Maybe it’s different for everyone? What’s authentic to one person could be patronizing to another. Maybe we all get to decide what rings as true to us?5
Telling the truth — being honest — is a virtue. No one wants to be manipulated or lied to. Artists & entertainers are the only people we encourage and accept for them to lie to us. They pretend to be people they’re not. They tell stories about things that never happened. They create things that can’t exist in the physical world.
We know certain elements are inherently fantastical and have no direct analog in the real world, however the impact of those stories and the ways they touch us can be as real and authentic as anything we have personally experienced in our lives. Truth can sometimes be stranger than fiction, but sometimes fiction can tell more truth.
I think along the way, we’ve conflated Art with Products. Consumables. Collectibles. It used to be, you could only experience Art, you couldn’t own it. You had to attend a performance, go to a museum or gallery, be in the audience of a concert.

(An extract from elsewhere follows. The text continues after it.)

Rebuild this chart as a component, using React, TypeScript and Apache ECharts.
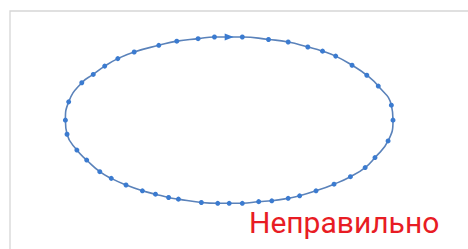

But now you can buy and re-experience and digest and ruminate on content to your heart’s content. And if you can buy and sell the Art, why not the artist?
Next time.
-bcp
Fie is a good archaic sort of “fuck you” but not as harsh. It sounds like something you’d say on the battlefield with a sword and armor and there’s dragons and shit, and shout to a god or someone more powerful than you, like: “Fie and curse you! Zounds!”
I have no idea if anything I have to say is relatable or even comprehensible to persons under the age of 31.
I always identified with Cameron more. Depressed. Sullen. Along for the ride... Also married the first woman I slept with, but we’re happy and respect each other. Take that, Ferris!
Because in this Age Of The Algorithm, it certainly doesn’t exist now.
Which is a pretty convenient way of getting to have it both ways — everything and nothing is both authentic and inauthentic at the same time. That’s some mealy-mouthed bullshit, right there.